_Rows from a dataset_
----------
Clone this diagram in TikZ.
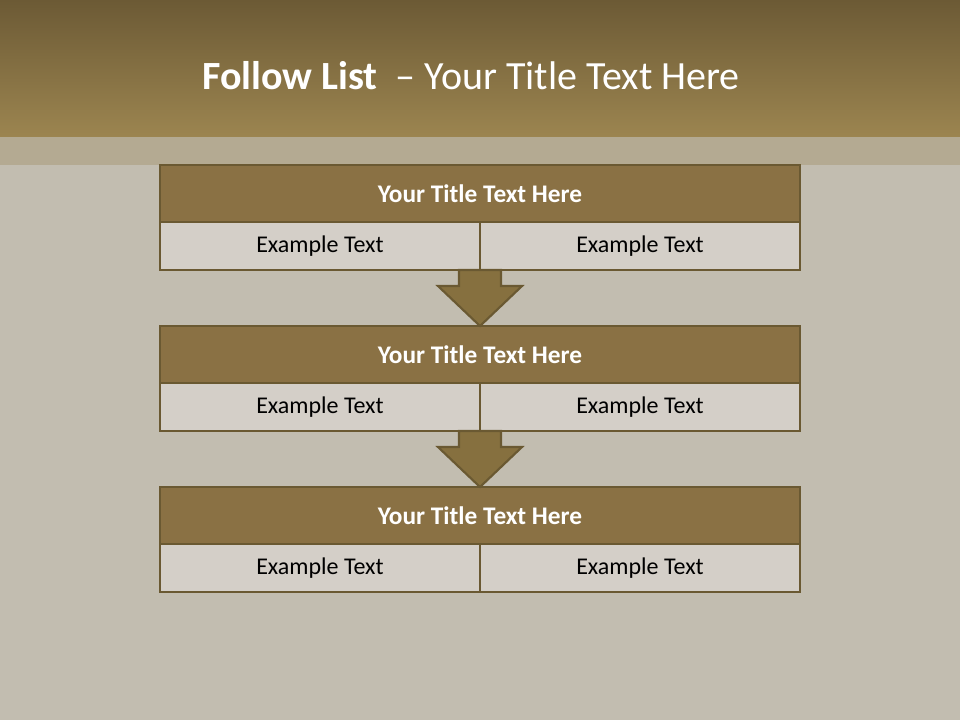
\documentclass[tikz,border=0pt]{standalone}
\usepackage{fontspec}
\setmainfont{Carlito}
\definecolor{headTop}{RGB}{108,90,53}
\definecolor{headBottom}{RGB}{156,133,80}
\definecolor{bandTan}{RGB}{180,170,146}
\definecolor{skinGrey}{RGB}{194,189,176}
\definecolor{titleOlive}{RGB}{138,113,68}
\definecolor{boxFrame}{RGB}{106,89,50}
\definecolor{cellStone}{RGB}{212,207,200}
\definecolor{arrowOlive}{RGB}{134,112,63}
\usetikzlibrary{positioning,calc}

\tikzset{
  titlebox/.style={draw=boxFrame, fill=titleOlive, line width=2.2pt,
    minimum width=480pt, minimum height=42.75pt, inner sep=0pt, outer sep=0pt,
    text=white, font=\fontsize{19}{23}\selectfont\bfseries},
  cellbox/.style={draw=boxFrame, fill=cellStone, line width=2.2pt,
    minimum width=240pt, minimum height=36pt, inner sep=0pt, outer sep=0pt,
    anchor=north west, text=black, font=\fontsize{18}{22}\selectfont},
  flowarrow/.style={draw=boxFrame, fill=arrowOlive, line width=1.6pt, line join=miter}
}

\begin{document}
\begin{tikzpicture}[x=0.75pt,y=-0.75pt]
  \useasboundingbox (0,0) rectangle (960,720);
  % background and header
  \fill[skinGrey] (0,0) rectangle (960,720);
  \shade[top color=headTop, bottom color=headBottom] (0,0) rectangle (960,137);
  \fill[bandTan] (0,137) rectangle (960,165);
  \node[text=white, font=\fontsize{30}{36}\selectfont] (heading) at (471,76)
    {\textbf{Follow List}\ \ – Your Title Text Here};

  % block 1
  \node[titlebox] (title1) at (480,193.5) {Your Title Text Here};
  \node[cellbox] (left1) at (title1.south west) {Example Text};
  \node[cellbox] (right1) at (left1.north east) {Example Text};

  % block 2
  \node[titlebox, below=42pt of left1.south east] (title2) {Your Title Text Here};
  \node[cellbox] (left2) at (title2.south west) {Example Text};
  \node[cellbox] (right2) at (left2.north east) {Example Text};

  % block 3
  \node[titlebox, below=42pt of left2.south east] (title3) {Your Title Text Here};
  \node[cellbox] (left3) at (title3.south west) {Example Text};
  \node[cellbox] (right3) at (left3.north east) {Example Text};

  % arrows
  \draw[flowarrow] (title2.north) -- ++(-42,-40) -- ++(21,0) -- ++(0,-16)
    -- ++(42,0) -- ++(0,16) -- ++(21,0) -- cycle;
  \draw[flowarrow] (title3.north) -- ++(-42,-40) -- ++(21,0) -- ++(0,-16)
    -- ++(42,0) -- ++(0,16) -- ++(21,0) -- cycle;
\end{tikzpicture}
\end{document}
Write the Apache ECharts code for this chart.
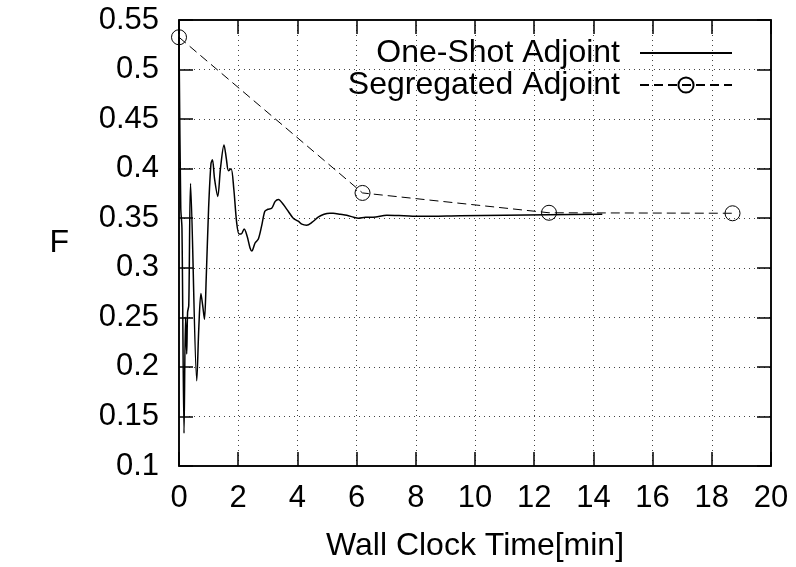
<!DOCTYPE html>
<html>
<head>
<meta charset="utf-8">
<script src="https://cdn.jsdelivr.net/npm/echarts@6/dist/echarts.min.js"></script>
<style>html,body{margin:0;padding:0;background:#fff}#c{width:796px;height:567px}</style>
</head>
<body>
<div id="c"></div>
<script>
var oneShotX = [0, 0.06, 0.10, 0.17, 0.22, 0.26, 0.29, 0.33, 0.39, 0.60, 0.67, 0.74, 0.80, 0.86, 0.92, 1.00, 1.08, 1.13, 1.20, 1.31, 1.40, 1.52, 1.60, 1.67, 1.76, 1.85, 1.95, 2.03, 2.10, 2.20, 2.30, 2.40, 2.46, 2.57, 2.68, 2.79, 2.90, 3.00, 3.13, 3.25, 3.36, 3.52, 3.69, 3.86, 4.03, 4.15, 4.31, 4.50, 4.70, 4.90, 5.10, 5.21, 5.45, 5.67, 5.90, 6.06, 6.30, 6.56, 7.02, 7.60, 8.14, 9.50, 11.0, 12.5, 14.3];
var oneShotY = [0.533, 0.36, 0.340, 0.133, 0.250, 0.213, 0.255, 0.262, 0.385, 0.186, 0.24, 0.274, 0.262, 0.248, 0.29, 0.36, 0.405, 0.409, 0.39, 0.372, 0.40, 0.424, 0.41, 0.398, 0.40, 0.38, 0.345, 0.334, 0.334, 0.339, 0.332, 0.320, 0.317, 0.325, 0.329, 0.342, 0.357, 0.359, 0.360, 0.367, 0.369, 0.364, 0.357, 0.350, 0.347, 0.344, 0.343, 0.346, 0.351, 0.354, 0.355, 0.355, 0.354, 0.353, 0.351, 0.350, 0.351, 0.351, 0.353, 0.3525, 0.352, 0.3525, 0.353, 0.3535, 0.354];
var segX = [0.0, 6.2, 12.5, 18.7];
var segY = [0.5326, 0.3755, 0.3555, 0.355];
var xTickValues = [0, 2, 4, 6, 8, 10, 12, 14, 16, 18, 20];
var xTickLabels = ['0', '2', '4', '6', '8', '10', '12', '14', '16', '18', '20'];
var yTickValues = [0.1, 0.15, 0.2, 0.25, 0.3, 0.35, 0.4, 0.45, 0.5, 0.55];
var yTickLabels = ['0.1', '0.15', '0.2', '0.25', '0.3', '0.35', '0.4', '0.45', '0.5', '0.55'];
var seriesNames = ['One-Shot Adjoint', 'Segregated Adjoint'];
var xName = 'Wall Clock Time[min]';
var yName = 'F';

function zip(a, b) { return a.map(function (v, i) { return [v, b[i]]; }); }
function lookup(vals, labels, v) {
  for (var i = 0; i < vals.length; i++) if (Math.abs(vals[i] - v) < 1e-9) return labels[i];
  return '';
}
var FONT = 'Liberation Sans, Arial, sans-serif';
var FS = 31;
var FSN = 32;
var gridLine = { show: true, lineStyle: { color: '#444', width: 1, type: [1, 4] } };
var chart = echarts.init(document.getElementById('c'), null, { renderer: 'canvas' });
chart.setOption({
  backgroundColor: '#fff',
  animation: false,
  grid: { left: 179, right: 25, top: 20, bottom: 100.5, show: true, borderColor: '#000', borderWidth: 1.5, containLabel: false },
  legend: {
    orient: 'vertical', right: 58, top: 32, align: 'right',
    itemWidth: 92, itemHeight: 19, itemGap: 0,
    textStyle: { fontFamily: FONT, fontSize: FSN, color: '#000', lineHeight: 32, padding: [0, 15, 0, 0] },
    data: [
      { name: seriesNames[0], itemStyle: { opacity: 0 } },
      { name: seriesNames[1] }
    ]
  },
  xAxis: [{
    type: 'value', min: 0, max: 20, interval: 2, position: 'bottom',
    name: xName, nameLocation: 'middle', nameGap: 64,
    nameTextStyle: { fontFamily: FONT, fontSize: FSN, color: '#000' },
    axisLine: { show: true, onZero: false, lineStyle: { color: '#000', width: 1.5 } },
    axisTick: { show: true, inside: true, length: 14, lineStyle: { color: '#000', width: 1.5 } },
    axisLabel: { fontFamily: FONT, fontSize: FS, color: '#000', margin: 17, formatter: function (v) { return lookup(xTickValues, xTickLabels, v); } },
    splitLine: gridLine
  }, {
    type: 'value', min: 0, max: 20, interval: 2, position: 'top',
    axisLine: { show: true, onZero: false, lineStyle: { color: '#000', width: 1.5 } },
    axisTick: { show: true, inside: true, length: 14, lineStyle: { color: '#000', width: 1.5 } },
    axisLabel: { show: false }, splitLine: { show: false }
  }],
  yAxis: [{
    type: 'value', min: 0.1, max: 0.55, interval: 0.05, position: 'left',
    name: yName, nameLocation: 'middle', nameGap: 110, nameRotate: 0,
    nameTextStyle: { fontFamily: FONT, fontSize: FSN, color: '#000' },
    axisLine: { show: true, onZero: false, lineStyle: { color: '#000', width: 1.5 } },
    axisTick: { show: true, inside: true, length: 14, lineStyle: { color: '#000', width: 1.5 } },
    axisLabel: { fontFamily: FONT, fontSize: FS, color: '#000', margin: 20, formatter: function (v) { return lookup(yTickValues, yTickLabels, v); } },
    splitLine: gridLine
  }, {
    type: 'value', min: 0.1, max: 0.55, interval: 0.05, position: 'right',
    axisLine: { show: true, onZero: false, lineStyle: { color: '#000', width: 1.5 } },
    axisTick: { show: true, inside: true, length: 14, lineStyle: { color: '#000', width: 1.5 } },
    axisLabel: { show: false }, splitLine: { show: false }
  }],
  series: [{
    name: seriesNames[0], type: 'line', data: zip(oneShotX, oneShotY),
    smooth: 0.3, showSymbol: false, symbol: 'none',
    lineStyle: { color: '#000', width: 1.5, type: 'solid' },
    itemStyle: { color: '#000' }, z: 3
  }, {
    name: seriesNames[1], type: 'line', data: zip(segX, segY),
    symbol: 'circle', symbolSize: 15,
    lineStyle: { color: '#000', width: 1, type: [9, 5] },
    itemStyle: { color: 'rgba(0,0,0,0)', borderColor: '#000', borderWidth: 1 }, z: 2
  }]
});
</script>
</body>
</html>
----------
_AIM_
Take each line of the material that contains the word "this" and list it.

_SOLUTION TO THE PROBLEM_
Clone this diagram in TikZ.
Write the Apache ECharts code for this chart.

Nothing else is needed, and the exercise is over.